TASK DIRECTIONS: Report all lines holding "drawn".
Start of SOURCE DATA
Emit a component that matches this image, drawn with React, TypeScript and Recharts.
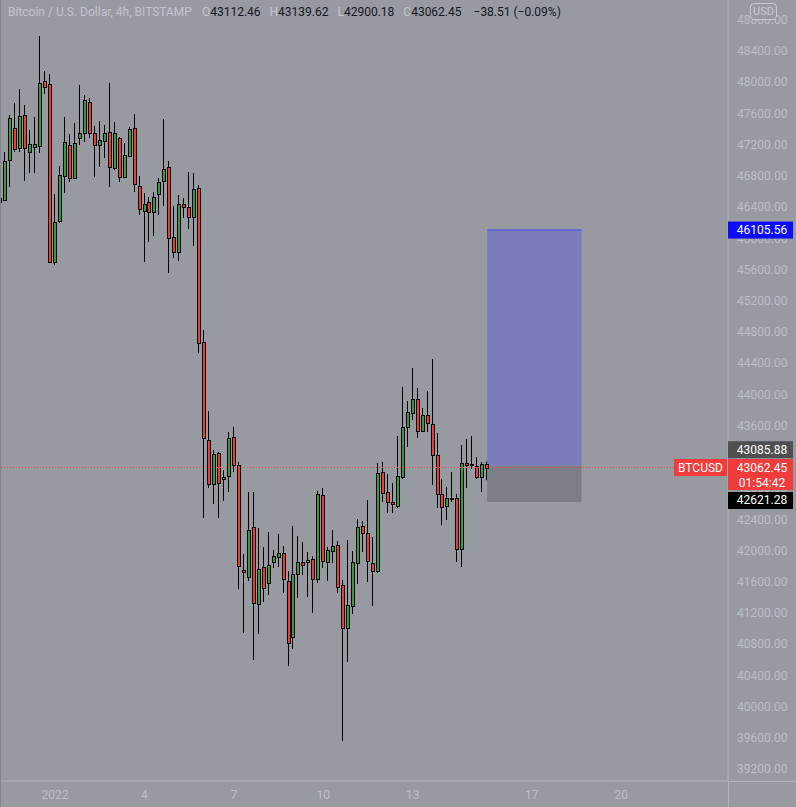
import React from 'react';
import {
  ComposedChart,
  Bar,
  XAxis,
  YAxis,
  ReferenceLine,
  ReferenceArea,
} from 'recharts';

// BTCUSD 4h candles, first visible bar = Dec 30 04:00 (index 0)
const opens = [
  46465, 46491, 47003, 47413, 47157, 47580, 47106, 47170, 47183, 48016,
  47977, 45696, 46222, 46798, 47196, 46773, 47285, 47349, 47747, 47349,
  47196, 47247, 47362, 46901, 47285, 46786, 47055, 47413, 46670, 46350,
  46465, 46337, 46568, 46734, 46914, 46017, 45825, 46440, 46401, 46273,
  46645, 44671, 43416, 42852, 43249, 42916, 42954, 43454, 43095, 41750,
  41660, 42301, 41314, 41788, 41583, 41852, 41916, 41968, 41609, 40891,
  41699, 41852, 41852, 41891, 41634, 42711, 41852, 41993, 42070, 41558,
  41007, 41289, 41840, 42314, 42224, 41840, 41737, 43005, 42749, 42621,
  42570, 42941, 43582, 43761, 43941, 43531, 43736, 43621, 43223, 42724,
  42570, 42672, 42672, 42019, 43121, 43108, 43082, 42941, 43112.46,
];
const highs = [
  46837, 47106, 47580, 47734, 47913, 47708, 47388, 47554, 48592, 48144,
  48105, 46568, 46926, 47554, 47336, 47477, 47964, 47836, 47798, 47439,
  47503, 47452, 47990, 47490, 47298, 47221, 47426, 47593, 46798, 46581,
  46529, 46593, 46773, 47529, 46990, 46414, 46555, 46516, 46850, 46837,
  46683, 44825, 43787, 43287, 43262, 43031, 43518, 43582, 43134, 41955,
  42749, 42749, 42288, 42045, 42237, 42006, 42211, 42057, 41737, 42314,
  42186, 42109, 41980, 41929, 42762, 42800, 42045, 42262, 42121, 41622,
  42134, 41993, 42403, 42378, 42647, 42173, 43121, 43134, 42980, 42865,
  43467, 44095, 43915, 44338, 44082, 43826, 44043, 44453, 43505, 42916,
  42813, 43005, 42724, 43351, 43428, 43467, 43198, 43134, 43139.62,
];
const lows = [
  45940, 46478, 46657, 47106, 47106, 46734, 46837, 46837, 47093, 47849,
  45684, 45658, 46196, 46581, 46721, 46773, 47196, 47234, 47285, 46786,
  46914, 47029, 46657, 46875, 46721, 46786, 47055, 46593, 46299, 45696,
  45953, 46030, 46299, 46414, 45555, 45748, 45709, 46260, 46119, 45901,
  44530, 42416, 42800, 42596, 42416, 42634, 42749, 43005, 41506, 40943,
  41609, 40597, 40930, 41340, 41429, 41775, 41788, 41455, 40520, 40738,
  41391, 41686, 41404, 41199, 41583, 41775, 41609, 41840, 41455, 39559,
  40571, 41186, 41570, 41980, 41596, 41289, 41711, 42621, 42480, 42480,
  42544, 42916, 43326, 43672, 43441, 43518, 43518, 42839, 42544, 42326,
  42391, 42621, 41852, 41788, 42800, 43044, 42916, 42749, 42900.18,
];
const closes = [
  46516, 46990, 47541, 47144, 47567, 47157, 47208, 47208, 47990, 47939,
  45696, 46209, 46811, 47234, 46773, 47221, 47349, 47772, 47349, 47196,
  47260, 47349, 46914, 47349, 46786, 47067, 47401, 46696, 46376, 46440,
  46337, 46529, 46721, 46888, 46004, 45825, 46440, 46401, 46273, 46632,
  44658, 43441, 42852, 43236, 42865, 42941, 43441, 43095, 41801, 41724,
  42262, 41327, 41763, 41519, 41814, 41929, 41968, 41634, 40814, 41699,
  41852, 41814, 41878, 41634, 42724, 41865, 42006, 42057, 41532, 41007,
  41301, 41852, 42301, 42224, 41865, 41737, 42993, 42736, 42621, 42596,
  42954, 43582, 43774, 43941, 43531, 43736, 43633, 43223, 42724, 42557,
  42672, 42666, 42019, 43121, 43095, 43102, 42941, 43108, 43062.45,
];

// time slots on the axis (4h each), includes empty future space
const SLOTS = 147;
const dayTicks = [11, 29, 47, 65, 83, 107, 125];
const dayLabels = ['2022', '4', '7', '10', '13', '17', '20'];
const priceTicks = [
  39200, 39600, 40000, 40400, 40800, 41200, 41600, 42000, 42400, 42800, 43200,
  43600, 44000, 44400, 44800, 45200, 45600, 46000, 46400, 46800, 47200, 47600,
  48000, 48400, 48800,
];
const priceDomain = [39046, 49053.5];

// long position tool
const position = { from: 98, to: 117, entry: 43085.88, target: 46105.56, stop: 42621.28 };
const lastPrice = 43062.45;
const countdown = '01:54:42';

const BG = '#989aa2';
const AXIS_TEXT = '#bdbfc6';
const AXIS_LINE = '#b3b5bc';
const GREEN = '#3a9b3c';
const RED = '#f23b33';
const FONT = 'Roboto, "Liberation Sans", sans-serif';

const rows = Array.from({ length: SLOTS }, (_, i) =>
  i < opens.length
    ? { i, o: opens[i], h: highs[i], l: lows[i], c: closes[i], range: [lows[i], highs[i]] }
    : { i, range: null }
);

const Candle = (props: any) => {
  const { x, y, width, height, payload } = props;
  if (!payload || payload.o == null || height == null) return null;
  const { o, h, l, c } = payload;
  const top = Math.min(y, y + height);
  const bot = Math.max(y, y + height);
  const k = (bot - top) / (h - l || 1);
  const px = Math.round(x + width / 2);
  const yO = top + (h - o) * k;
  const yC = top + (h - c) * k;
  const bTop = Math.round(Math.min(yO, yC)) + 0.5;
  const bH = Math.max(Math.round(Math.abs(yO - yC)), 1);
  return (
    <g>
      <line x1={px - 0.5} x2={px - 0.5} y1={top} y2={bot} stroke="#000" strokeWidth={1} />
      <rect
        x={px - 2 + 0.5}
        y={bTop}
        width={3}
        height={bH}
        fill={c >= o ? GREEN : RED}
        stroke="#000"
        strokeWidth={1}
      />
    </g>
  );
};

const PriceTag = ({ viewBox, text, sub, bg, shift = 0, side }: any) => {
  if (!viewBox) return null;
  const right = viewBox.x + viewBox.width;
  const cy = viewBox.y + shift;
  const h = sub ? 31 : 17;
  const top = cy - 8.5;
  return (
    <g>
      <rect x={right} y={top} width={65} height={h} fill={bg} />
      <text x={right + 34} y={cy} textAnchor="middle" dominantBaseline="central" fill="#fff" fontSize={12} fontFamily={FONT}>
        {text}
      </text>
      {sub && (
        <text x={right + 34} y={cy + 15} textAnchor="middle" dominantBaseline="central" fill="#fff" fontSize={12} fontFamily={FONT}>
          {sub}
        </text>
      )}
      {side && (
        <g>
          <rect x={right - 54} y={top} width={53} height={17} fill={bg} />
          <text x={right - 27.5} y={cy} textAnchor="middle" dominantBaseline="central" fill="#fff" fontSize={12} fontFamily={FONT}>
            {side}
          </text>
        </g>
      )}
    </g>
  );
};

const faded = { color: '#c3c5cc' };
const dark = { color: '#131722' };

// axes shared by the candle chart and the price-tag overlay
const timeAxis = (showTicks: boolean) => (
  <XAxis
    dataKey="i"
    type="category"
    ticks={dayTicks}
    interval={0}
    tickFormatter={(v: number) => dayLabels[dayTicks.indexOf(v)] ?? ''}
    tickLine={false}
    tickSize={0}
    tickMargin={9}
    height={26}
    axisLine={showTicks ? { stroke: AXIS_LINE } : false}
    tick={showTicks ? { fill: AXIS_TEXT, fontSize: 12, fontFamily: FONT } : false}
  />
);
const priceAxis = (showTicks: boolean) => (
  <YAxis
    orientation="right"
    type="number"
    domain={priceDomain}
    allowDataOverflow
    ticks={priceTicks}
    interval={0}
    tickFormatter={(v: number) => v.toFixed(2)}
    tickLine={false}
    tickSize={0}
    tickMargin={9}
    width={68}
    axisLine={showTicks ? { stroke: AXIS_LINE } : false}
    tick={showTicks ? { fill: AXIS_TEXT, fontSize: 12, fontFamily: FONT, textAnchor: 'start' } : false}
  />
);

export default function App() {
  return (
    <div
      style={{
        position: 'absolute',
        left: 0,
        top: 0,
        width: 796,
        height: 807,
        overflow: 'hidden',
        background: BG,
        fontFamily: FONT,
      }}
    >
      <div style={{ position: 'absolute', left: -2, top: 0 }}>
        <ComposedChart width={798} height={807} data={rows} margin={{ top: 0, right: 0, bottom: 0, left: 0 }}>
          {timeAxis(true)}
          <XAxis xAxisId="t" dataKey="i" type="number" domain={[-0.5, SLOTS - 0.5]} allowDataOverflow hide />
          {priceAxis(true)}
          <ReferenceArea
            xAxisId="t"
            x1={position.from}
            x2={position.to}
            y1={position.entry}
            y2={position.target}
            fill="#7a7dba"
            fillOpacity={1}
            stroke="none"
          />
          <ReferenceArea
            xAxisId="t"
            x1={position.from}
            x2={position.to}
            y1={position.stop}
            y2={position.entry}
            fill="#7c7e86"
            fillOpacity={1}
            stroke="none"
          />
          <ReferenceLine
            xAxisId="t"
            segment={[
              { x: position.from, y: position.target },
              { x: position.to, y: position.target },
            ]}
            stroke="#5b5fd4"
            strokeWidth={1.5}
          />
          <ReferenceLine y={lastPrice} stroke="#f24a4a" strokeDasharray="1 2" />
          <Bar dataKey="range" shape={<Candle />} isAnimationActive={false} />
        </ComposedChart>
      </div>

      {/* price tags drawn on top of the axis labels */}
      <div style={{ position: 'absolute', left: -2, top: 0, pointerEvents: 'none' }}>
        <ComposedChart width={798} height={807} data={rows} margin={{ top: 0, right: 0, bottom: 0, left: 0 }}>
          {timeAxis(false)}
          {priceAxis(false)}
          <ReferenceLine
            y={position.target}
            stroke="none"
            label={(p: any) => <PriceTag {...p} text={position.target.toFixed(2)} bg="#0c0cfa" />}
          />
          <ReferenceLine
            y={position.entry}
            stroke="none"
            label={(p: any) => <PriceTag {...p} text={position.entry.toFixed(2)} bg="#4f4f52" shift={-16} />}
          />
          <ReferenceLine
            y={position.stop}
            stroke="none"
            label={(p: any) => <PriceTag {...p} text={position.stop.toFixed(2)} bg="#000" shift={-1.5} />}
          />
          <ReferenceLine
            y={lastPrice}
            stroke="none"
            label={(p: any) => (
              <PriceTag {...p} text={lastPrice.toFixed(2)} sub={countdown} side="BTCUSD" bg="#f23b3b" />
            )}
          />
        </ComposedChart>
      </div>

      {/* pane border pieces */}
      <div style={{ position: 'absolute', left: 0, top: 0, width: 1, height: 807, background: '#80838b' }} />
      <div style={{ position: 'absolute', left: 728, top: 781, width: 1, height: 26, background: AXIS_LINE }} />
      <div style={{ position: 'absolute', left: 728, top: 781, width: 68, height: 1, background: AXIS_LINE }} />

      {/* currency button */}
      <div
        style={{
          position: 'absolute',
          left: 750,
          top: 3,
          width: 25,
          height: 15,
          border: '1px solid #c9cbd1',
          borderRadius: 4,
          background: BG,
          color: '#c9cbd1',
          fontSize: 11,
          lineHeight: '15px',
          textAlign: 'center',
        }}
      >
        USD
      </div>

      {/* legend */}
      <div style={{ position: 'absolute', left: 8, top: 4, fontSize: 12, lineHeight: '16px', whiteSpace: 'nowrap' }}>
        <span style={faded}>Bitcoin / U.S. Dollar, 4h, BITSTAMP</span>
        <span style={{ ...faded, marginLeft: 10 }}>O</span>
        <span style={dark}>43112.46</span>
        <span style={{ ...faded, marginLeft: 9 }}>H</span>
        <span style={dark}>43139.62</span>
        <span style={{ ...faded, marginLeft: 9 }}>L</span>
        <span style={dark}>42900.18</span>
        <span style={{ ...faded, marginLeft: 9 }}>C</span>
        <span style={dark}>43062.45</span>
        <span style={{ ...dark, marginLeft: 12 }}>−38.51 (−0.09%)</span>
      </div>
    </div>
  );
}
End of SOURCE DATA
EXERCISE RESPONSE:
Emit a component that matches this image, drawn with React, TypeScript and Recharts.
      {/* price tags drawn on top of the axis labels */}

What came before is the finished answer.